B: Assume the person meant it the offensive way, but ask for confirmation first before pulling out your guns. Make sure you ask for confirmation in a manner that is snarky and includes at least one sarcastic "wow"
C: Assume the person meant it the inoffensive way, but ask for confirmation first before proceeding.
D: Assume the person meant it the inoffensive way because duh. Proceed as if the alternate interpretation doesn't even exist.
You are a HUGE fan of Maroon 5 and have posters of Adam Levine all over your house. One of their songs comes on the radio and your friend Phil says "ugh, I hate these guys. Adam Levine looks like what would happen if Napoleon Bonaparte and Ed Hardy had a baby together and then it got too many trophies for participation while growing up." How do you react?

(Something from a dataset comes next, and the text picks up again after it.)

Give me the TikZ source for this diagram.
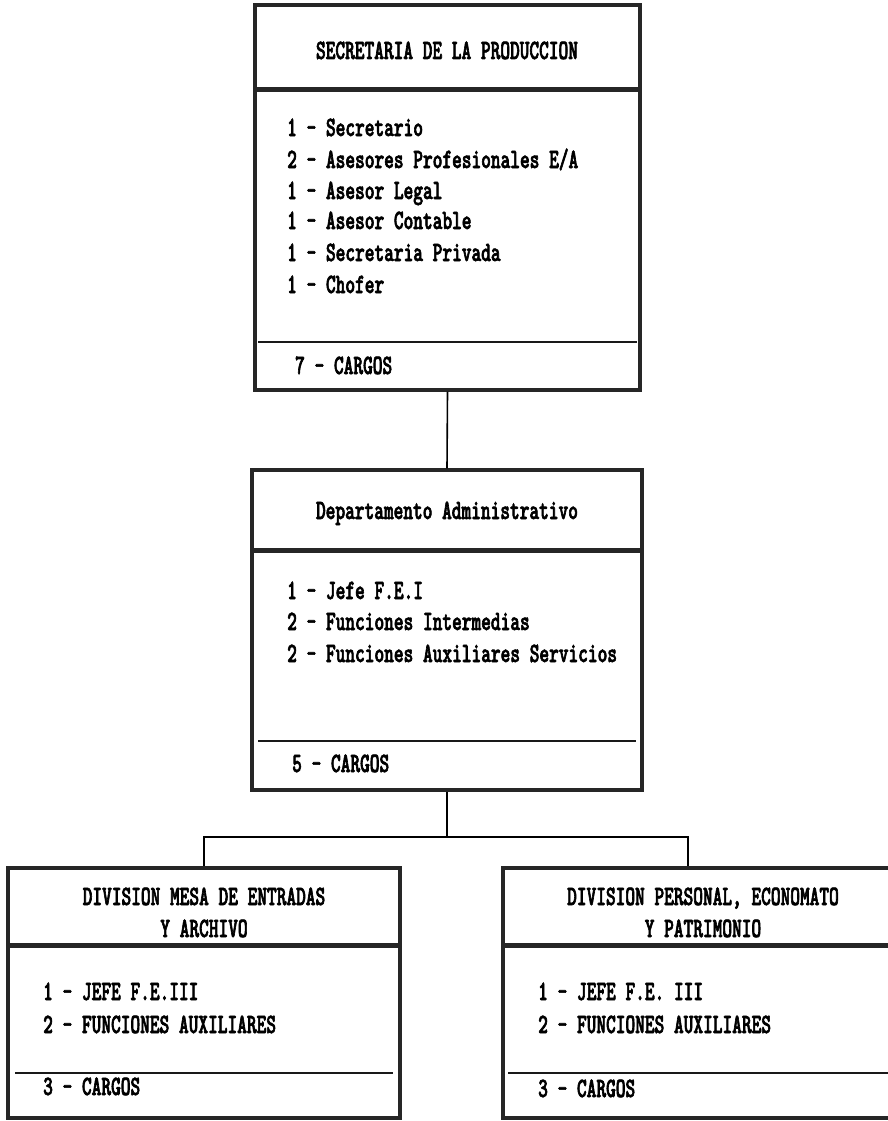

A: Go f***ing bananas. Demand an apology and tell Phil that he has no right to express his opinions because they are hurtful to others. Pull over in a bad neighborhood and tell that asshole Phil to get out of your car. As you drive away, shout "your MOM looks like she had a baby with Ed Hardy" out the window while Phil looks on in confusion. Never speak to him again.
B: Feel deeply butthurt and immediately launch into an argument with Phil about how great Maroon 5 actually is. Pursue this argument well past the point where Phil has agreed to disagree. Bring the argument up whenever possible in the future, saying things like "this is just like the time you said you hated Maroon 5." Clearly Phil's Maroon 5 hatred is evidence that he is a rotten person. Continue to search for more evidence before eventually dumping him as a friend.
C: Spend a minute trying to convince Phil that he's all wrong about Maroon 5, but give up when you realize you're fighting a pointless battle.
D: Laugh and say "I'd rather be a Maroon 5 fan than a Mumford and Sons fan like you, dickbag. Those banjo-playing bearded f**ks belong in a hole in the ground."
This f**kin' guy, amirite?
You are at the grocery store when you overhear two strangers talking to each other. One calls the other one a "big stupid stinky butthole face", which is what your older brother used to call you when you were a kid and it really hurt your feelings. Do you:
A: Turn purple with rage and march up to those strangers to give them what-for! Nobody calls someone a big stupid stinky butthole face and gets away with it. Continue ranting even after the strangers have laughed at you and walked away. Stand there yelling at nothing for at least ten minutes.
B: Give the strangers a very dirty look and shake your head "no" at them, making sure they see you, but otherwise don't get involved. Spend the rest of the day stewing on the situation, lamenting the fact that you didn't say anything in defense of the person who got called such a mean name.
C: Feel momentarily hurt, remembering how mean your older brother was. Then move on with your day.
D: Laugh riotously at that hilarious zinger, and maybe fist-bump the person giving the insult.
IF YOU ANSWERED MOSTLY "A":
Congratulations, you are INSUFFERABLE. You enjoy the thrill of being offended, and you're addicted to the rush that comes from self-righteously shouting people down all the time. You see offense everywhere you look, and you're incapable of keeping quiet about it. As a result, the only people who hang out with you voluntarily are people exactly like you, and the thought of encountering your little group of crusaders gives me worse diarrhea than a shady Indian restaurant ("THAT'S RACIST!!!"). You don't get invited to things, and your family members all groan when they find out you're coming to Christmas dinner. You make everyone around you feel judged and uncomfortable -- even complete strangers -- and it's people like you who give political correctness a bad name. You suck, is basically what I'm getting at here.
IF YOU ANSWERED MOSTLY "B":
You're still pretty insufferable, but there's probably hope for you. I know it feels good to be offended, but maybe you should consider giving your fellow man a little bit more benefit of the doubt? It's not your job to 'fix' everyone around you. Remember that if someone says something rude, they make themselves look stupid and that's it. You don't need to get your hands dirty by getting involved in every single potentially offensive thing that happens in the world. Just take a deep breath and move on.
IF YOU ANSWERED MOSTLY "C":
You're pretty chill and probably not a bad person to hang out with. You try to watch what you say and keep others up to date on the euphemism treadmill, but you do it in a way that isn't likely to make you a bunch of enemies. You try to have empathy for your fellow humans, and it serves you well. Keep up the good work.
IF YOU ANSWERED MOSTLY "D":
You're either the chillest mofo that ever lived, or else -- and this is a very real possibility here so hang with me for a second -- but maybe, just maybe, you're never offended because you're the most offensive person you know. Do you often notice people rolling their eyes, wincing, or looking away when you interact with them? Do you call Asian people "slanty-eyed Orientals"? You meant that question about beavers to be offensive, didn't you?? And here I was giving you the benefit of the doubt, like some kind of naive idiot.
This is why we can't have nice things.
I hope we've all learned something about ourselves today. I know I have! And if you have any ideas for future quiz topics you'd like to see, send them my way if you please. I liked writing this. It felt good. I hope that doesn't offend you.